“Mais attendez, Monsieur–you brought steaks back to France with you from the United States? Vous etes completement fou ou quoi?” (Are you completely crazy or what?) Well, I’m not going to touch that interesting question from a French custom’s inspector with a barge pole, so I’ll just get it over with and fess up–yes, I often buy a half-dozen organic New York strip steaks at a favorite New York City butcher just before I’m off to the airport. I pack them in layer after layer of shopping bags and put them in my checked luggage, since the air temperature at high altitudes means they’re just fine after a seven or eight hour flight back to Europe.
We eat one the day I get home and freeze the others as a special treat to be meted out, if you will, during the months before I can get back to the butcher again. Yes, of course there’s wonderful, wonderful beef in France, but you just don’t get the same sublime trifecta of taste, texture and tenderness in any other beef in the world that you do with the very best American. With one very notable exception, a particular cut of French meat I found myself thinking about quite often during a trip to Buenos Aires, from which I came away disappointed by the city’s parillas.

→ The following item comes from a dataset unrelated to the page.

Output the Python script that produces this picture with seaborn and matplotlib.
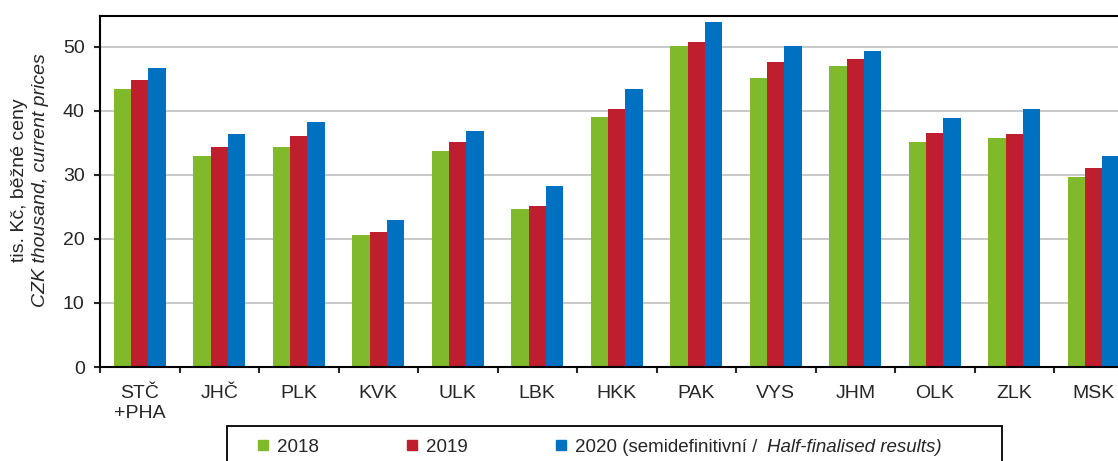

Not long before my trip to South America, the beef loving Bruno and me broke our usual rule that steaks are best eaten at home and decided to splurge on Le Severo, which I think is the best steakhouse in Paris. This was hardly a spontaneous decision, of course, since you have to call several weeks ahead of time to snag a table in former butcher William Bernet’s always jammed-to-the-rafters dining room deep in the 14th arrondissement behind the tourist belt of the boulevard Montparnasse. Aside from that, I don’t go often, because it’s expensive, very crowded, very noisy and very popular with American lawyers whose voices could bore through metal. Not all American lawyers have voices like that–my best American friend in San Francisco and my brother are certainly exceptions, but the ones who come here seem to have clocked this place as some sort of Parisian version of the Palm steakhouse (it’s not), and so crow with pleasure at being in the know.
Ah, but when I give in to this place, the pleasure is intense. Though there’s usually a feint or two at the vegetable kingdom among the starters, I know it’s half-hearted, and so am never tempted the way that I might be by a garlicky iceberg lettuce salad with crumbled bacon and chunks of ‘blue’ cheese in an American steakhouse (writing that description, I’d give a finger for one of those salads right now) or the grilled provolone in an Argentine one. Instead, in an act of unblushing madness, we ordered plates of Bernet’s sublime Auvergnat ham and the best chorizo I’ve ever eaten in my whole life. And the fact that it’s served with thick pats of yellow butter reminds me–as if that’s necessary, of why I love France so much. I mean, talk about gilding the lily.
So the charcuterie is one great reason to come here, and the sharp knives and good bread, two others. The fact that Bernet has one of the most wonderful real-people, i.e. great bottles of wine at prices normal people can pay as a splurge, wine lists in Paris is another enticement, and the people watching is fascinating. But I’m not going to beat around the bush, I come here to eat a pavé de rumsteak from nearby butcher Hugo Desnoyer grilled on a salamandre, a piece of equipment I don’t have at home, with a tiny magic mountain of some of the best frites in the whole world.
Bruno made the mistake of ordering a filet the other night, and while it was delicious–Desnoyer’s meat is just plain sublime, it wasn’t half as good as my pavé de rumsteak, which offered the perfect Gallic knock-out punch to my perhaps vestigially patriotic attachment to great American beef.
They’re several desserts on the menu, including a creme caramel, but I’ve never seen anyone order one for the simple reason that this place is all about going to a bona-fide Cro-Magnon orgy. To wit, dessert would just be too damned dainty after a feed like this. After he’d finished his meat, Bruno excused himself to wait for me outside–he can’t handle the noise past a certain point, and despite the fact that this was meant to hurry me, I finished every shred of the meat, crumb of potato and drop of magnificent Crozes Hermitage at what I deemed to be a correct rhythm, pointedly ignoring his pacing on the pavement outside. The reason, you see, was summed up by the rumpled and rather tipsy businessman who stumbled out the door after me after I’d paid the bill for a cigarette. “Putain!” (F–k!) he exclaimed, after sucking on his Marlboro. “Was that meat good or what!?”
Le Severo, 8 rue des Plantes, 14th, Tel. 01-45-40-40-91. Metro: Mouton Duvernet. Closed Saturday and Sunday Average 55 Euros.